Neither is better or worse than the other; in fact, you’ll find both are used at barbecue restaurants throughout Texas as they both offer temperature control. The main thing with direct heat is making sure there’s enough space between your fire and your food. Put them too close together and you’ll end up grilling rather than barbecuing.
6 Types of Smokers: Wood-Burning or Otherwise
Smokers can also be categorized according to how they generate heat—with wood pellets or with other materials:
- Stick Burners. As the name implies, these smokers (like the offsets Aaron uses) rely solely on wood as their fuel source. They require near-constant attention during the cook and also have a steep learning curve. High quality offset smokers like Aaron’s are often custom made with heavy-duty materials and quite expensive. Inexpensive offset smokers sold at hardware and department stores are notoriously flimsy, leaky, and bad at retaining heat, but they can work with a few meaningful modifications. Aaron cooked his first brisket on an offset smoker he bought for $100 at a sporting goods store. You’ll build experience with each cook and decide for yourself if and when you need to upgrade to a more expensive model.
- Charcoal Smokers. This category includes bullet smokers (like the stainless steel Weber Smokey Mountain), ceramic kamado ovens (like the Big Green Egg), and drum smokers (like the Pit Barrel Cooker). While not totally hands-off, charcoal smokers don’t require nearly the level of attention as a stick burner. Once the coals are lit, you adjust the temperature with built-in dampers that control airflow. While most of the smoke comes from the charcoal, you can add wood chunks or chips for extra flavor, but because the wood smolders rather than combusts, its smoke isn’t quite as clean and flavorful as the smoke from a stick burner can be.
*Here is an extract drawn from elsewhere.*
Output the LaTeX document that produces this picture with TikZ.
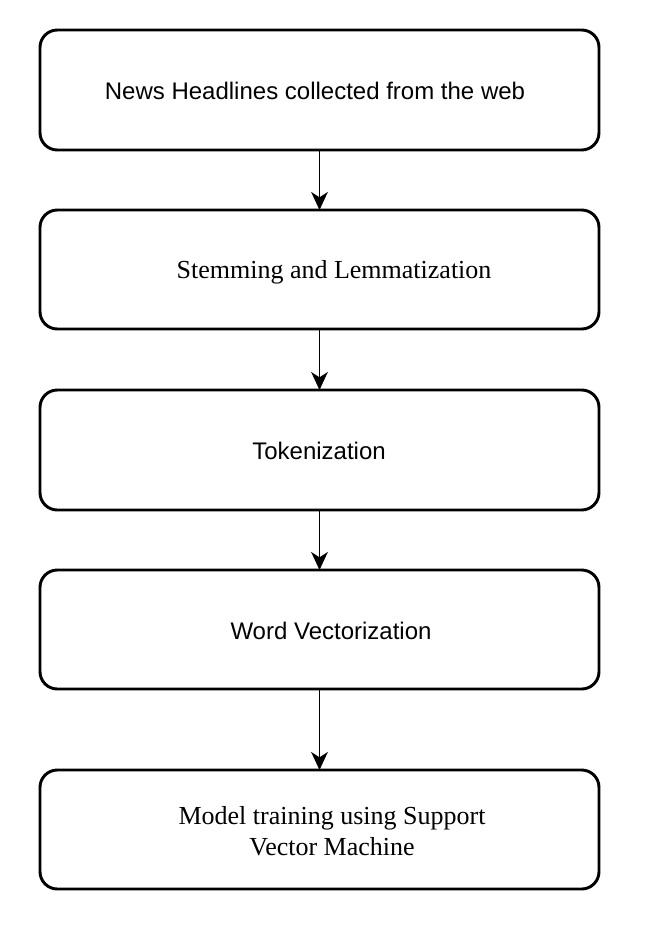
\documentclass[tikz,border=0pt]{standalone}
\usepackage{fontspec}
\setmainfont{Liberation Serif}
\newfontfamily\arialf{Liberation Sans}
\usetikzlibrary{arrows.meta}
\begin{document}
\begin{tikzpicture}[x=0.75pt,y=-0.75pt,
  stepbox/.style={draw=black,line width=2.2pt,rounded corners=13pt},
  lbl/.style={align=center,inner sep=0pt},
  sanslbl/.style={lbl,font=\arialf\fontsize{18}{22}\selectfont},
  seriflbl/.style={lbl,font=\fontsize{19.5}{23.25}\selectfont},
  conn/.style={line width=1pt,-{Stealth[length=13.5pt,width=12.5pt,inset=4pt]}}]
\useasboundingbox (0,0) rectangle (653,925);
\draw[stepbox] (40,30) rectangle (599,150);
\draw[stepbox] (40,210) rectangle (599,329);
\draw[stepbox] (40,390) rectangle (599,510);
\draw[stepbox] (40,570) rectangle (599,689);
\draw[stepbox] (40,770) rectangle (599,889);
\coordinate (b1) at (319.5,150); \coordinate (t2) at (319.5,210);
\coordinate (b2) at (319.5,329); \coordinate (t3) at (319.5,390);
\coordinate (b3) at (319.5,510); \coordinate (t4) at (319.5,570);
\coordinate (b4) at (319.5,689); \coordinate (t5) at (319.5,770);
\node[sanslbl] (n1) at (315,91) {News Headlines collected from the web};
\node[seriflbl] (n2) at (334,272.5) {Stemming and Lemmatization};
\node[sanslbl] (n3) at (319,451) {Tokenization};
\node[sanslbl] (n4) at (331,631) {Word Vectorization};
\node[seriflbl] (n5) at (332,831) {Model training using Support\\Vector Machine};
\draw[conn] (b1) -- (t2);
\draw[conn] (b2) -- (t3);
\draw[conn] (b3) -- (t4);
\draw[conn] (b4) -- (t5);
\end{tikzpicture}
\end{document}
- Pellet Smokers. Like a kitchen oven, a pellet smoker or pellet grill is thermostatically controlled. Plug it in, set the temperature, and the smoker does the rest, automatically feeding pellets of compressed sawdust into a fire pot to combust as needed for smoke and heat. Pellet smokers are easy to use but the advanced tech also means they’re breakable in a way other smokers aren’t. And while pellet smokers have their proponents, Aaron personally believes a live, active fire can make the difference between barbecue that’s great and barbecue that’s merely good (or even bad).
- Gas Smokers. Gas provides consistent cooking temperatures but doesn’t produce smoke, so the addition of wood in the form of chips or chunks is mandatory for barbecue. For longer cooks, make sure you have multiple tanks of propane on hand, as a single tank might not suffice.
- Electric Smokers. An electric smoker uses wood chips, water, and a heating element to produce smoke rather than an open flame, and the lack of combustion gives its smoke a much different flavor than a live fire.
- Kettle Grills. The live-fire cooking apparatus that home cooks are most used to seeing (and owning) is the standard kettle grill. Kettle grills aren’t really built for slow smoking meat, but they will absolutely work if you approach them thoughtfully. You’ll need to set up the grill for indirect heat by restricting the charcoal to one side of the grill. Your smoke will come from wood chunks or chips that you add to the charcoal. Make sure you have a thermometer set up close to where the meat sits in order to get an accurate temperature reading.